Examples of the Earth’s climate change fire alarms caused by heat trapping carbon dioxide being exponentially emitted into the Earth’s atmosphere since the mid 20th century, most likely resulting from human activity.

Royal Holloway, University of London geophysics professor Saswata Hier Majumder and his team of PhD students (Ryan Payton, Yizhou Sun and Paul Ross Thomson) are responding to the Earth’s fire alarms. They are leading the way to prevent climate change by drastically reducing atmospheric carbon emissions through carbon capture and sequestration.

Royal Holloway, University of London researchers wanted to develop a simulation that analyzes digital images of rocks and predicts their capacity to absorb carbon dioxide and organically remineralize it—a game-changing advantage for identifying suitable future carbon storage sites based on favorable geologic storage reservoirs and how much carbon the reservoirs can store over time. They envisioned a simulation engine capable of processing massive amounts of scanned real rock images captured with 3D microtomography to determine the pore volume of each rock fragment—important for identifying the carbon sequestration efficiency and capacity of future storage sites.

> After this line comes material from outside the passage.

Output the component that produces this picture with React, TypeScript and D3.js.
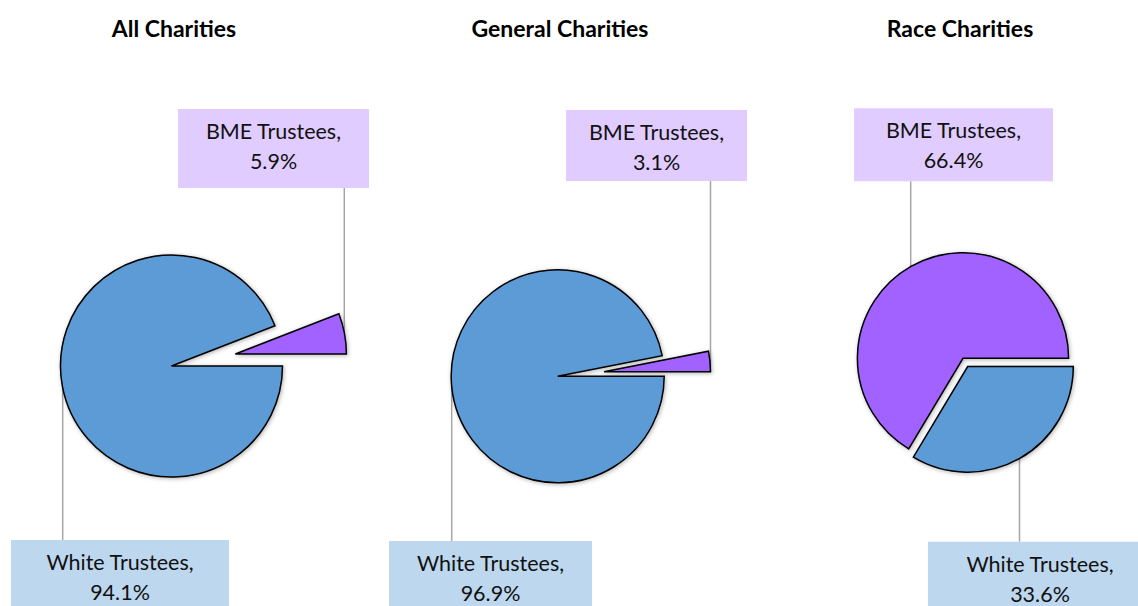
import React from 'react';
import * as d3 from 'd3';

// chart data
const chartTitles = ['All Charities', 'General Charities', 'Race Charities'];
const categories = ['White Trustees', 'BME Trustees'];
const whiteShare = [94.1, 96.9, 33.6];
const bmeShare = [5.9, 3.1, 66.4];

const colors = ['#5B9BD5', '#A162FF'];
const boxColors = ['#BDD7EE', '#E0CCFF'];

// layout of each pie (positions only)
const layout = [
  {
    cx: 171.5, cy: 366, r: 111, titleX: 174,
    explode: [0, 65],
    boxes: [
      { x: 11, y: 540, w: 218, h: 79, lineX: 62.7 },
      { x: 178, y: 109, w: 191, h: 79, lineX: 344.3 },
    ],
  },
  {
    cx: 557.7, cy: 376.3, r: 106.5, titleX: 560,
    explode: [0, 46.5],
    boxes: [
      { x: 389, y: 541, w: 203, h: 79, lineX: 451.7 },
      { x: 566, y: 110, w: 181, h: 71, lineX: 710.5 },
    ],
  },
  {
    cx: 963, cy: 358.3, r: 105.6, titleX: 960,
    explode: [9.5, 0],
    boxes: [
      { x: 928, y: 541.7, w: 224, h: 79, lineX: 1019.5 },
      { x: 854, y: 108.3, w: 199, h: 73, lineX: 910.7 },
    ],
  },
];

const font = 'Lato, "Open Sans", sans-serif';

function App() {
  const width = 1138;
  const height = 606;

  const pie = d3
    .pie<number>()
    .sort(null)
    .startAngle(Math.PI / 2)
    .endAngle(Math.PI / 2 + 2 * Math.PI);

  return (
    <div style={{ position: 'absolute', left: 0, top: 0 }}>
      <svg width={width} height={height} style={{ display: 'block' }}>
        <defs>
          <filter id="shadow" x="-20%" y="-20%" width="140%" height="140%">
            <feDropShadow dx="1" dy="1" stdDeviation="2" floodColor="#000" floodOpacity="0.3" />
          </filter>
        </defs>
        <rect width={width} height={height} fill="#fff" />
        {chartTitles.map((title, i) => {
          const L = layout[i];
          const arcs = pie([whiteShare[i], bmeShare[i]]);
          const arc = d3.arc<d3.PieArcDatum<number>>().innerRadius(0).outerRadius(L.r);
          const offsets = arcs.map((a, k) => {
            const mid = (a.startAngle + a.endAngle) / 2;
            return [Math.sin(mid) * L.explode[k], -Math.cos(mid) * L.explode[k]];
          });
          return (
            <g key={title}>
              <text
                x={L.titleX}
                y={37}
                textAnchor="middle"
                fontFamily={font}
                fontWeight="bold"
                fontSize={23}
                fill="#000"
              >
                {title}
              </text>
              {/* leader lines */}
              {L.boxes.map((b, k) => {
                const sx = L.cx + offsets[k][0];
                const sy = L.cy + offsets[k][1];
                const dx = b.lineX - sx;
                const dy = Math.sqrt(Math.max(0, L.r * L.r - dx * dx));
                const top = b.y < L.cy;
                const y2 = top ? sy - dy : sy + dy;
                return (
                  <line
                    key={'l' + k}
                    x1={b.lineX}
                    x2={b.lineX}
                    y1={top ? b.y + b.h : b.y}
                    y2={y2}
                    stroke="#A6A6A6"
                    strokeWidth={1.5}
                  />
                );
              })}
              <g filter="url(#shadow)">
                {arcs.map((a, k) => (
                  <path
                    key={categories[k]}
                    transform={`translate(${L.cx + offsets[k][0]},${L.cy + offsets[k][1]})`}
                    d={arc(a) || ''}
                    fill={colors[k]}
                    stroke="#000"
                    strokeWidth={1.5}
                    strokeLinejoin="miter"
                  />
                ))}
              </g>
              {L.boxes.map((b, k) => {
                const v = k === 0 ? whiteShare[i] : bmeShare[i];
                return (
                  <g key={'b' + k}>
                    <rect x={b.x} y={b.y} width={b.w} height={b.h} fill={boxColors[k]} />
                    <text
                      x={b.x + b.w / 2}
                      textAnchor="middle"
                      fontFamily={font}
                      fontSize={21.5}
                      fill="#111"
                    >
                      <tspan x={b.x + b.w / 2} y={b.y + 30}>
                        {categories[k]},
                      </tspan>
                      <tspan x={b.x + b.w / 2} y={b.y + 60}>
                        {v.toFixed(1)}%
                      </tspan>
                    </text>
                  </g>
                );
              })}
            </g>
          );
        })}
      </svg>
    </div>
  );
}

export default App;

On-premise super computers needed the power of enterprise computing to process the very large data sets from Royal Holloway University’s 3D microtomography. Royal Holloway, University of London researchers turned to Oracle’s high-performance cloud infrastructure to develop a novel computational approach that lets the research team pick the amount of memory and threads needed to process the massive amounts of scanned images in a way that the team’s previous, on-premise computers couldn’t. This enabled the research team to more accurately predict future carbon storage site suitability in a fraction of the time and at a much lower cost than previously thought possible.